To experiment, you can quickly launch via docker by running:

docker run -p 8000:8000 -it --rm moldybits/open-source-search-engine

If you wish to preserve data between runs, you can:

docker run -p 8000:8000 -it --rm -v $(pwd)/data:/var/gigablast/data0 moldybits/open-source-search-engine

Major changes in this fork

  • cleanup! - Moved sources that are actually used into src dir. Everything else has been stuffed in the junkdrawer dir.
  • More cleanup - formatting, removing TONS of commented code, fixing some segfaults. This is ongoing...
  • I have replaced the original Makefile with CMake.

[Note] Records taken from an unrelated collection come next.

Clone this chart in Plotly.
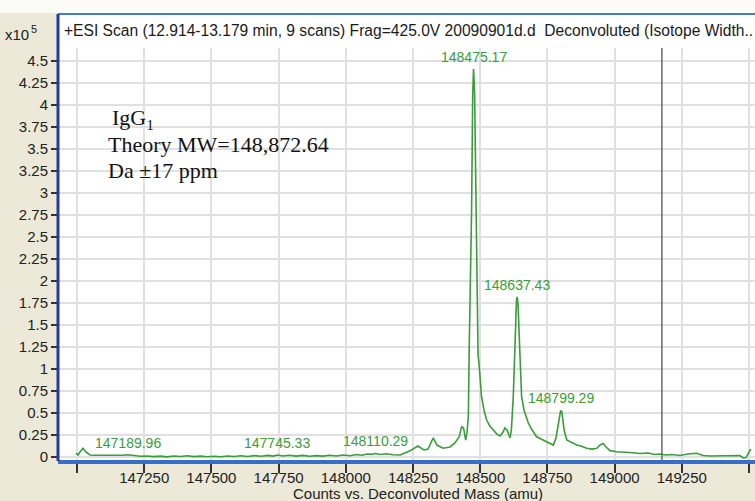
import plotly.graph_objects as go

# Deconvoluted ESI spectrum of an IgG1 (intensity in units of 10^5 counts)
mass = [
    146996, 147004, 147011, 147022, 147033, 147048, 147070, 147095, 147120, 147145,
    147170, 147189.96, 147210, 147235, 147260, 147285, 147310, 147335, 147360, 147385,
    147410, 147435, 147460, 147485, 147510, 147535, 147560, 147585, 147610, 147635,
    147660, 147685, 147710, 147730, 147745.33, 147765, 147790, 147815, 147840, 147865,
    147890, 147915, 147940, 147965, 147990, 148015, 148040, 148060, 148080, 148095,
    148110.29, 148130, 148150, 148175, 148202, 148239, 148268, 148291, 148306, 148325,
    148339, 148362, 148388, 148406, 148422, 148431, 148438, 148446, 148451, 148456,
    148459, 148464, 148468, 148472, 148475.17, 148479, 148482, 148484, 148489, 148492,
    148496, 148505, 148514, 148524, 148536, 148548, 148562, 148574, 148585, 148592,
    148600, 148611, 148616, 148623, 148628, 148631, 148635, 148637.43, 148641, 148645,
    148650, 148654, 148663, 148679, 148693, 148710, 148726, 148747, 148760, 148772,
    148782, 148791, 148797, 148799.29, 148804, 148808, 148812, 148822, 148838, 148859,
    148875, 148896, 148916, 148934, 148946, 148958, 148968, 148983, 149008, 149039,
    149068, 149094, 149124, 149150, 149169, 149191, 149213, 149243, 149273, 149305,
    149329, 149355, 149392, 149440, 149466, 149479, 149489, 149501, 149507,
]
intensity = [
    0.045, 0.023, 0.057, 0.100, 0.057, 0.023, 0.020, 0.018, 0.020, 0.017,
    0.020, 0.025, 0.015, 0.008, 0.012, 0.004, 0.010, 0.002, 0.012, 0.006,
    0.014, 0.004, 0.010, 0.002, 0.008, 0.003, 0.012, 0.005, 0.014, 0.006,
    0.016, 0.008, 0.018, 0.010, 0.022, 0.012, 0.020, 0.010, 0.018, 0.008,
    0.016, 0.010, 0.020, 0.012, 0.022, 0.015, 0.028, 0.020, 0.034, 0.030,
    0.040, 0.028, 0.036, 0.025, 0.023, 0.070, 0.125, 0.080, 0.090, 0.216,
    0.136, 0.100, 0.114, 0.160, 0.230, 0.344, 0.330, 0.193, 0.284, 0.458,
    1.216, 2.010, 2.810, 4.090, 4.410, 4.170, 3.490, 2.810, 1.636, 1.160,
    1.045, 0.685, 0.534, 0.420, 0.352, 0.307, 0.260, 0.239, 0.284, 0.330,
    0.307, 0.216, 0.307, 0.685, 1.100, 1.557, 1.780, 1.820, 1.727, 1.386,
    0.989, 0.685, 0.534, 0.386, 0.307, 0.230, 0.205, 0.174, 0.160, 0.136,
    0.216, 0.386, 0.510, 0.530, 0.510, 0.420, 0.307, 0.193, 0.170, 0.136,
    0.125, 0.100, 0.090, 0.100, 0.136, 0.153, 0.114, 0.072, 0.060, 0.057,
    0.049, 0.040, 0.045, 0.028, 0.034, 0.023, 0.028, 0.017, 0.034, 0.042,
    0.017, 0.011, 0.011, 0.011, 0.017, -0.011, -0.006, 0.060, 0.090,
]

# Labelled peaks
peak_mass = [147189.96, 147745.33, 148110.29, 148475.17, 148637.43, 148799.29]
peak_intensity = [0.025, 0.022, 0.040, 4.41, 1.82, 0.53]

# Axis ticks (labelled) and the two unlabelled end ticks
x_ticks = [147250, 147500, 147750, 148000, 148250, 148500, 148750, 149000, 149250]
x_tick_text = ["147250", "147500", "147750", "148000", "148250", "148500", "148750", "149000", "149250"]
x_end_ticks = [147000, 149500]
y_ticks = [0, 0.25, 0.5, 0.75, 1, 1.25, 1.5, 1.75, 2, 2.25, 2.5, 2.75, 3, 3.25, 3.5, 3.75, 4, 4.25, 4.5]
y_tick_text = ["0", "0.25", "0.5", "0.75", "1", "1.25", "1.5", "1.75", "2", "2.25", "2.5", "2.75",
               "3", "3.25", "3.5", "3.75", "4", "4.25", "4.5"]

cursor_mass = 149176

SANS = "Liberation Sans, Arial, sans-serif"
SERIF = "Liberation Serif, Times New Roman, serif"
GREEN = "#3c9b3c"
BEIGE = "#ece9d8"
GRID = "#e0e0e0"

W, H = 755, 501
ML, MR, MT, MB = 58, 0, 48, 41
PW, PH = W - ML - MR, H - MT - MB


def px(xp):
    return (xp - ML) / PW


def py(yp):
    return (H - MB - yp) / PH


fig = go.Figure()
fig.add_trace(go.Scatter(
    x=mass, y=intensity, mode="lines",
    line=dict(color=GREEN, width=1.6),
    hoverinfo="skip", showlegend=False,
))

annotations = []
for m, v in zip(peak_mass, peak_intensity):
    annotations.append(dict(
        x=m, y=v, xref="x", yref="y", text=f"{m:.2f}", showarrow=False,
        xanchor="center", yanchor="bottom", yshift=2,
        font=dict(family=SANS, size=14, color=GREEN),
    ))

# Header text inside the frame
annotations.append(dict(
    x=px(62), y=py(30), xref="paper", yref="paper", xanchor="left", yanchor="middle",
    text="+ESI Scan (12.914-13.179 min, 9 scans) Frag=425.0V 20090901d.d  Deconvoluted (Isotope Width..",
    showarrow=False, font=dict(family=SANS, size=15.6, color="#1a1a1a"),
))
# Exponent label
annotations.append(dict(
    x=px(3), y=py(34), xref="paper", yref="paper", xanchor="left", yanchor="middle",
    text="x10", showarrow=False, font=dict(family=SANS, size=15, color="#222"),
))
annotations.append(dict(
    x=px(29), y=py(29), xref="paper", yref="paper", xanchor="left", yanchor="middle",
    text="5", showarrow=False, font=dict(family=SANS, size=11, color="#222"),
))
# Sample information
info_lines = [("IgG<sub>1</sub>", 110, 119), ("Theory MW=148,872.64", 106, 144), ("Da ±17 ppm", 106, 170)]
for txt, xl, yc in info_lines:
    annotations.append(dict(
        x=px(xl), y=py(yc), xref="paper", yref="paper", xanchor="left", yanchor="middle",
        text=txt, showarrow=False, font=dict(family=SERIF, size=22, color="#111"),
    ))
# X axis title
annotations.append(dict(
    x=px(418), y=py(493), xref="paper", yref="paper", xanchor="center", yanchor="middle",
    text="Counts vs. Deconvoluted Mass (amu)", showarrow=False,
    font=dict(family=SANS, size=15, color="#222"),
))

shapes = [
    # light strip along the top of the window
    dict(type="rect", xref="paper", yref="paper", x0=px(0), x1=1.0, y0=py(13), y1=py(0),
         fillcolor="#fbfbf7", line=dict(width=0), layer="below"),
    # white header band above the plotting area
    dict(type="rect", xref="paper", yref="paper", x0=0, x1=1.0, y0=1.0, y1=py(14),
         fillcolor="white", line=dict(width=0), layer="below"),
    # frame top border
    dict(type="line", xref="paper", yref="paper", x0=0, x1=1.0, y0=py(14), y1=py(14),
         line=dict(color="#4a78d0", width=2)),
    # frame left border / y axis
    dict(type="line", xref="paper", yref="paper", x0=0, x1=0, y0=py(461), y1=py(14),
         line=dict(color="#1f3c9e", width=3)),
    # cursor line
    dict(type="line", xref="x", yref="paper", x0=cursor_mass, x1=cursor_mass, y0=0, y1=1,
         line=dict(color="#6a6a6a", width=1.5)),
]

x0 = 147000 - (77 - ML) / 0.2688
x1 = 147000 + (W - MR - 77) / 0.2688
y_top = (457 - MT) / 88
y_bot = y_top - PH / 88

fig.update_layout(
    width=W, height=H,
    margin=dict(l=ML, r=MR, t=MT, b=MB, pad=0),
    paper_bgcolor=BEIGE, plot_bgcolor="white",
    showlegend=False, hovermode=False,
    annotations=annotations, shapes=shapes,
    xaxis=dict(
        range=[x0, x1], tickvals=x_ticks, ticktext=x_tick_text,
        showgrid=True, gridcolor=GRID, gridwidth=1.5,
        showline=True, linecolor="#3a6cc9", linewidth=4,
        ticks="outside", ticklen=9, tickwidth=1.5, tickcolor="#333",
        ticklabelstandoff=-8,
        tickfont=dict(family=SANS, size=15, color="#222"),
        minor=dict(tickvals=x_end_ticks, ticks="outside", ticklen=9, tickwidth=1.5,
                   tickcolor="#333", showgrid=True, gridcolor=GRID, gridwidth=1.5),
        zeroline=False, fixedrange=True,
    ),
    yaxis=dict(
        range=[y_bot, y_top], tickvals=y_ticks, ticktext=y_tick_text,
        showgrid=True, gridcolor=GRID, gridwidth=1.5,
        showline=False,
        ticks="outside", ticklen=6, tickwidth=1.5, tickcolor="#333",
        tickfont=dict(family=SANS, size=15, color="#222"),
        zeroline=False, fixedrange=True,
    ),
)

fig.write_html("out.html", config={"displayModeBar": False})
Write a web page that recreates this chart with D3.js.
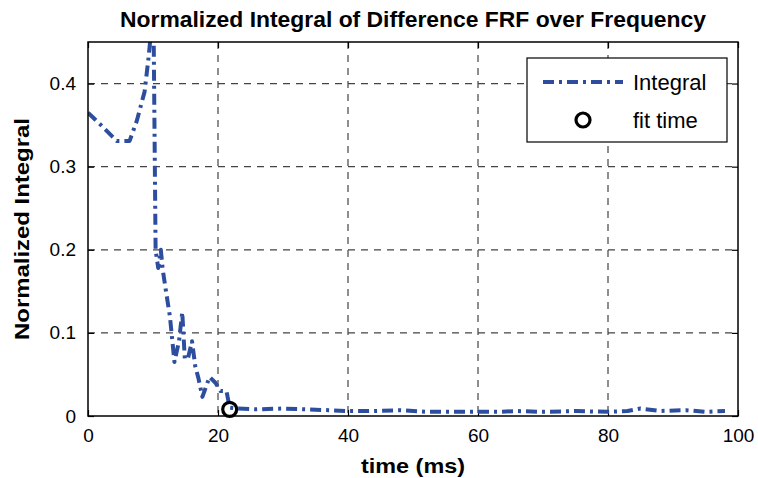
<!DOCTYPE html>
<html>
<head>
<meta charset="utf-8">
<script src="https://cdn.jsdelivr.net/npm/d3@7"></script>
<style>
  body { margin: 0; background: #fff; }
  svg { display: block; font-family: "Liberation Sans", Arial, sans-serif; }
</style>
</head>
<body>
<div id="chart"></div>
<script>
// time samples (ms) and normalized integral values
var times = [0, 2, 4.4, 6.4, 7.5, 8.7, 9.3, 9.8, 10.1, 10.4, 10.8, 11.2, 11.5, 12.0, 12.6, 13.3,
  14.0, 14.5, 14.9, 15.4, 16.0, 16.5, 17.0, 17.6, 18.7, 19.6, 20.4, 21.3, 21.8, 23, 26, 30, 33.5,
  37, 40, 44, 48, 52, 56, 60, 63, 66, 70, 75, 80, 83, 85, 88, 92, 95, 98];
var integral = [0.365, 0.35, 0.331, 0.331, 0.355, 0.39, 0.43, 0.47, 0.46, 0.2, 0.178, 0.2, 0.176, 0.15, 0.12, 0.065,
  0.09, 0.125, 0.068, 0.07, 0.09, 0.06, 0.045, 0.023, 0.047, 0.04, 0.03, 0.03, 0.01, 0.009, 0.008, 0.009, 0.008,
  0.007, 0.006, 0.006, 0.007, 0.005, 0.005, 0.005, 0.005, 0.006, 0.005, 0.006, 0.005, 0.006, 0.009, 0.006, 0.007, 0.005, 0.006];
var fitTime = [21.8];
var fitValue = [0.008];

var xTicks = [0, 20, 40, 60, 80, 100];
var yTicks = [0, 0.1, 0.2, 0.3, 0.4];

var W = 758, H = 478;
var margin = {top: 42, right: 20, bottom: 62, left: 88};
var width = W - margin.left - margin.right;
var height = H - margin.top - margin.bottom;
var blue = "#2d4e9e";

var svg = d3.select("#chart").append("svg")
  .attr("width", W).attr("height", H);

var x = d3.scaleLinear().domain([0, 100]).range([0, width]);
var y = d3.scaleLinear().domain([0, 0.45]).range([height, 0]);

var chart = svg.append("g")
  .attr("transform", "translate(" + margin.left + "," + margin.top + ")");

svg.append("defs").append("clipPath").attr("id", "plotclip")
  .append("rect").attr("width", width).attr("height", height);

// grid lines
chart.append("g").selectAll("line.gx")
  .data(xTicks.slice(1, -1)).enter().append("line")
  .attr("x1", d => x(d)).attr("x2", d => x(d))
  .attr("y1", 0).attr("y2", height)
  .attr("stroke", "#444").attr("stroke-width", 1.2)
  .attr("stroke-dasharray", "7,6");
chart.append("g").selectAll("line.gy")
  .data(yTicks.slice(1)).enter().append("line")
  .attr("x1", 0).attr("x2", width)
  .attr("y1", d => y(d)).attr("y2", d => y(d))
  .attr("stroke", "#444").attr("stroke-width", 1.2)
  .attr("stroke-dasharray", "7,6");

// axes with inward ticks
chart.append("g").attr("transform", "translate(0," + height + ")")
  .call(d3.axisBottom(x).tickValues(xTicks).tickSize(-6).tickPadding(13).tickFormat(d3.format("d")));
chart.append("g")
  .call(d3.axisLeft(y).tickValues(yTicks).tickSize(-6).tickPadding(12).tickFormat(d => d === 0 ? "0" : d3.format(".1f")(d)));
chart.append("g")
  .call(d3.axisTop(x).tickValues(xTicks).tickSize(-6).tickFormat(""));
chart.append("g").attr("transform", "translate(" + width + ",0)")
  .call(d3.axisRight(y).tickValues(yTicks).tickSize(-6).tickFormat(""));

chart.selectAll(".domain").remove();
chart.selectAll(".tick line").attr("stroke", "#000").attr("stroke-width", 1.2);
chart.selectAll(".tick text")
  .attr("font-size", 19).attr("fill", "#000")
  .attr("font-family", "'Liberation Sans', Arial, sans-serif");

// the curve
var line = d3.line().x((d, i) => x(times[i])).y(d => y(d));
chart.append("path")
  .datum(integral)
  .attr("clip-path", "url(#plotclip)")
  .attr("d", line)
  .attr("fill", "none")
  .attr("stroke", blue)
  .attr("stroke-width", 4)
  .attr("stroke-linejoin", "round")
  .attr("stroke-dasharray", "11,5,3,5");

// fit time marker
chart.selectAll("circle.fit")
  .data(fitTime).enter().append("circle")
  .attr("cx", d => x(d)).attr("cy", (d, i) => y(fitValue[i]))
  .attr("r", 7).attr("fill", "none").attr("stroke", "#000").attr("stroke-width", 3.2);

// plot frame
chart.append("rect")
  .attr("width", width).attr("height", height)
  .attr("fill", "none").attr("stroke", "#000").attr("stroke-width", 1.5);

// legend
var legend = chart.append("g").attr("transform", "translate(" + (527 - margin.left) + "," + (58 - margin.top) + ")");
legend.append("rect").attr("width", 200).attr("height", 84)
  .attr("fill", "#fff").attr("stroke", "#000").attr("stroke-width", 1.2);
legend.append("line").attr("x1", 16).attr("x2", 96).attr("y1", 24).attr("y2", 24)
  .attr("stroke", blue).attr("stroke-width", 4).attr("stroke-dasharray", "11,5,3,5");
legend.append("text").attr("x", 106).attr("y", 32).attr("font-size", 22).text("Integral");
legend.append("circle").attr("cx", 56).attr("cy", 62).attr("r", 7)
  .attr("fill", "none").attr("stroke", "#000").attr("stroke-width", 3.2);
legend.append("text").attr("x", 106).attr("y", 70).attr("font-size", 22).text("fit time");

// title and axis labels
svg.append("text")
  .attr("x", margin.left + width / 2).attr("y", 27)
  .attr("text-anchor", "middle").attr("font-weight", "bold").attr("font-size", 22)
  .attr("textLength", 586).attr("lengthAdjust", "spacingAndGlyphs")
  .text("Normalized Integral of Difference FRF over Frequency");
svg.append("text")
  .attr("x", margin.left + width / 2).attr("y", 473)
  .attr("text-anchor", "middle").attr("font-weight", "bold").attr("font-size", 21)
  .attr("textLength", 104).attr("lengthAdjust", "spacingAndGlyphs")
  .text("time (ms)");
svg.append("text")
  .attr("transform", "translate(29," + (margin.top + height / 2) + ") rotate(-90)")
  .attr("text-anchor", "middle").attr("font-weight", "bold").attr("font-size", 21)
  .attr("textLength", 222).attr("lengthAdjust", "spacingAndGlyphs")
  .text("Normalized Integral");
</script>
</body>
</html>
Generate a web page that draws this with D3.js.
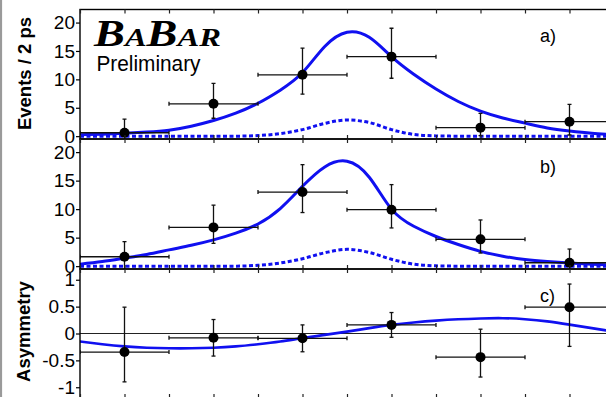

This now installs the correct files required so you can execute ./gb in the build directory and run a test server there without it borking your source dir.
  • Stubbed out some testing functionality for building tests if this ever gets cleaned up enough to start making "real" changes.

Building

This does not build on ARM and does not work correctly on modern versions of MacOS, though it looks like there once was support at one point in time.

Install Catch2

git clone https://github.com/catchorg/Catch2.git
cd Catch2
cmake -Bbuild -H. -DBUILD_TESTING=OFF
sudo cmake --build build/ --target install

Debian or Ubuntu

sudo apt-get install make g++ libssl-dev libz-dev cmake

RedHat or AlmaLinux

Last tried with AlmaLinux 9

sudo yum install gcc-c++ openssl-devel libz-devel cmake

Build

cd open-source-search-engine
cmake -Bbuild
cmake --build build/

Issues & Pull Requests

Should be filed at https://github.com/twistdroach/open-source-search-engine

Testing

Tests can be put in the tests directory. I have written a few simple examples just to make sure it (mostly) works.

Documentation

There are various docs located in the html directory. The FAQ & developer.html are particularly interesting.